After the Sept. 11, 2001 al Qaeda terrorist attacks on the United States, the U.S. sent military forces into Afghanistan to overthrow the Taliban regime there and deny al Qaeda the use of that country as a sanctuary. That year, according to UNODC, Afghanistan had a recorded low of 7,606 hectares under cultivation with opium poppies (in 2000, by contrast, Afghanistan had had 82,171 hectares under cultivation).
In the years following 2001, the U.S. troop presence in Afghanistan generally increased, especially after President Barack Obama took office in 2009 and launched a military surge there.
As of Sept. 2002, a year after the terrorist attacks, there were 10,400 U.S. troops in Afghanistan, according to the Congressional Research Service. In January 2009, the month Barack Obama was first inaugurated, there were 32,800 U.S. troops there. By December 2009, there were 69,000. And, by September 2010, there were 98,000.
As of this October, the latest month reported by NATO, there were 60,000 U.S. troops still on the ground in Afghanistan—27,200 more (or 83 percent more) than 32,800 who were there when Obama took office.
Despite the significant long-term U.S. troop presence in Afghanistan, the top opium cultivating regions in that country are provinces in the nation’s south and west that lie along the borders of Iran and Pakistan.
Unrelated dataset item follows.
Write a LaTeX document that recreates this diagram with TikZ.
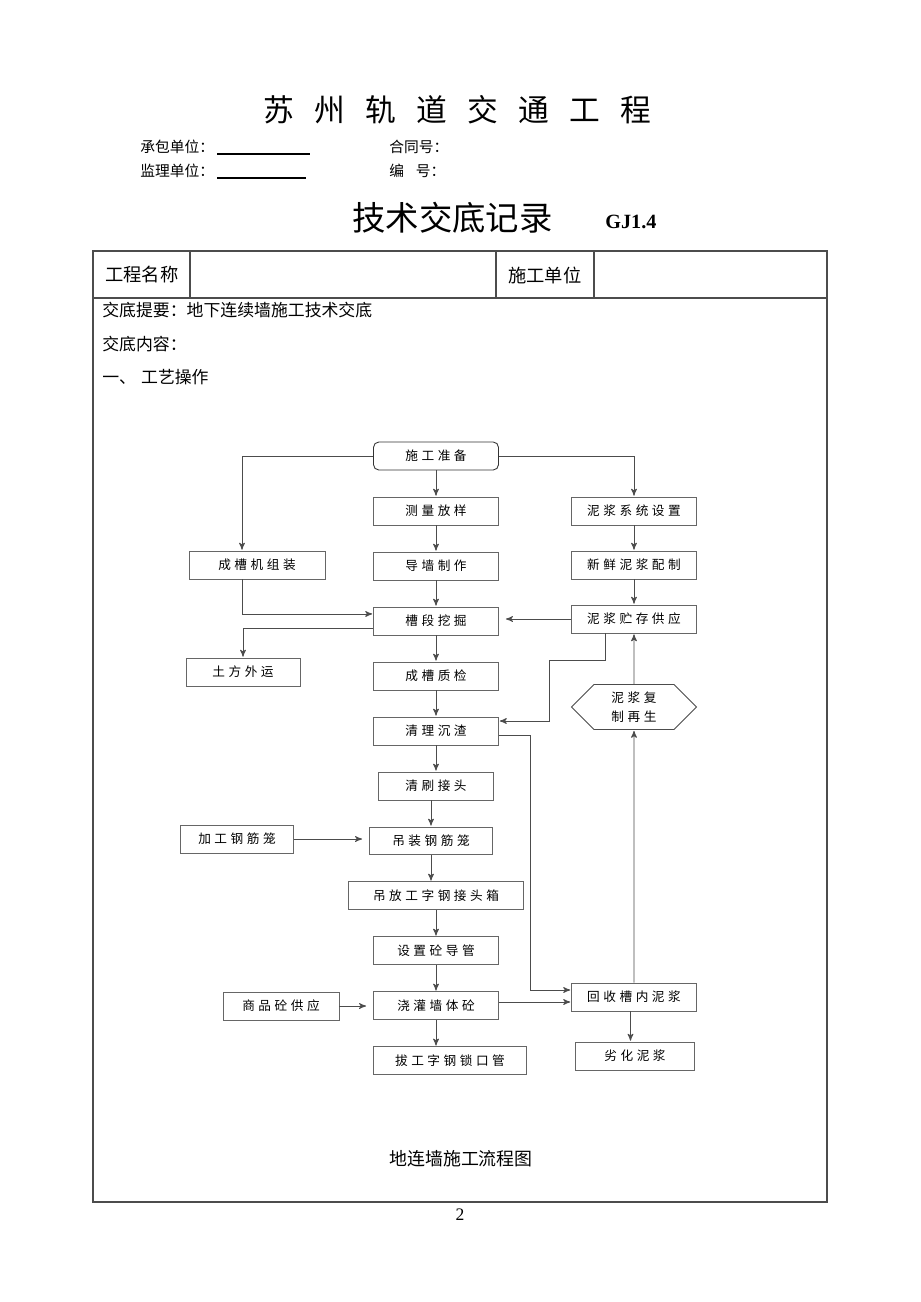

These include Helmand province, which borders on Pakistan; Kandahar province, which borders on Pakistan; Farah province, which borders on Iran; Nimroz province which borders on Iran and Pakistan; and Nangarhar province, which borders on Pakistan.
According to the UNODC report, “the vast majority of opium cultivation remained confined to the country’s Southern and Western provinces, which are dominated by insurgency and organized criminal networks.”